The main reason lies in the ballooning U.S. public debt, now exceeding $37 trillion, alongside massive Treasury issuance to finance the fiscal deficit. As a result, corporate borrowing costs have not eased meaningfully, limiting expectations for a robust earnings rebound. Capital-intensive sectors — including industrials, construction, energy, and financials, which form the core of the Dow Jones — are therefore facing direct headwinds.

Meanwhile, the ongoing U.S. government shutdown is further complicating the macro picture, with key data releases such as CPI, PPI, and Retail Sales at risk of being delayed. This has plunged markets into a “data fog,” leaving investors without the information needed to gauge monetary policy direction. In such an environment, institutional funds are tending to raise cash positions, cut equity exposure, and shift toward safer assets like gold and short-term bonds, leading to a visible weakening in equity inflows.

On the geopolitical front, uncertainty remains high. In the Middle East, the Phase 1 ceasefire agreement between Israel and Hamas has temporarily eased tensions, but focus has shifted to Eastern Europe, where the U.S. is considering supplying Tomahawk cruise missiles to Ukraine — a move that Moscow has labelled a “serious escalation.” Such developments have increased geopolitical risk premiums in asset pricing and boosted safe-haven demand, weighing on U.S. equities in the short term.

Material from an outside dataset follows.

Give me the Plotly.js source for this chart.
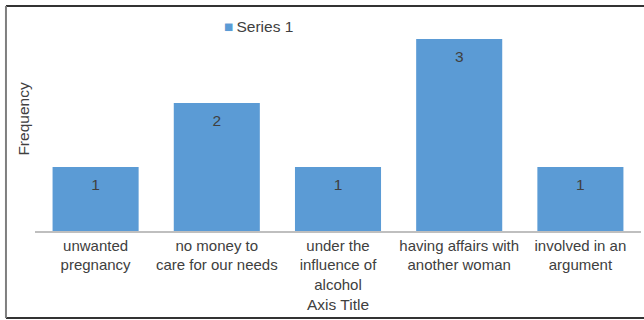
<!DOCTYPE html>
<html><head><meta charset="utf-8">
<script src="https://cdn.plot.ly/plotly-3.0.1.min.js"></script>
<style>html,body{margin:0;padding:0;background:#fff;}#c{width:644px;height:320px;}</style>
</head><body><div id="c"></div>
<script>
const categories = ["unwanted<br>pregnancy", "no money to<br>care for our needs", "under the<br>influence of<br>alcohol", "having affairs with<br>another woman", "involved in an<br>argument"];
const values = [1, 2, 1, 3, 1];
const seriesName = "Series 1";
const xTitle = "Axis Title";
const yTitle = "Frequency";
const barColor = '#5b9bd5';
const FONT = 'Liberation Sans, Arial, sans-serif';
const FS = 15.5;
const TICKFS = 15;
const TXT = '#404040';

const bars = {
  type: 'bar', x: categories, y: values, name: seriesName,
  marker: {color: barColor}, showlegend: false, hoverinfo: 'none'
};
const labels = {
  type: 'scatter', mode: 'markers+text', x: categories, y: values,
  marker: {size: 16, opacity: 0},
  text: values.map(String), textposition: 'bottom center',
  textfont: {family: FONT, size: FS, color: TXT},
  showlegend: false, hoverinfo: 'none'
};
const layout = {
  width: 644, height: 320,
  margin: {l: 35, r: 3, t: 7, b: 89},
  paper_bgcolor: '#fff', plot_bgcolor: '#fff',
  bargap: 0.29,
  font: {family: FONT, size: FS, color: TXT},
  xaxis: {showline: true, linecolor: '#bfbfbf', linewidth: 1.5, ticks: '', tickangle: 0,
          tickfont: {size: TICKFS, color: TXT},
          title: {text: xTitle, font: {size: FS, color: TXT}, standoff: 7}},
  yaxis: {range: [0, 3.5], showgrid: false, showticklabels: false, zeroline: false, showline: false,
          title: {text: yTitle, font: {size: FS, color: TXT}, standoff: 0}},
  showlegend: false,
  annotations: [{xref: 'paper', yref: 'paper', x: (222 - 35) / 606, y: (231 - 26) / 224,
                 xanchor: 'left', yanchor: 'middle', showarrow: false,
                 text: '<span style="color:' + barColor + '">■</span>&#8201;' + seriesName,
                 font: {family: FONT, size: FS, color: TXT}}],
  shapes: [
    {type: 'line', xref: 'paper', yref: 'paper', x0: -0.0479, x1: 1.01, y0: 1.0045, y1: 1.0045, line: {color: '#333333', width: 2}},
    {type: 'line', xref: 'paper', yref: 'paper', x0: -0.0479, x1: 1.01, y0: -0.388, y1: -0.388, line: {color: '#333333', width: 2}},
    {type: 'line', xref: 'paper', yref: 'paper', x0: -0.0479, x1: -0.0479, y0: -0.388, y1: 1.0045, line: {color: '#7f7f7f', width: 2}}
  ]
};
Plotly.newPlot('c', [bars, labels], layout, {displayModeBar: false, staticPlot: true});
</script></body></html>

In the near term, the Dow Jones is likely to continue trading within a narrow range, as the opposing forces of Fed easing expectations and tariff concerns cancel each other out. Should the White House adopt a softer tone on trade or the Fed signal a faster pace of rate cuts, the index could regain upward momentum. Conversely, if tariff risks expand into shipping and logistics, particularly as reciprocal U.S.–China port fees come into effect, rising supply-chain costs could push the Dow further downward toward lower support levels.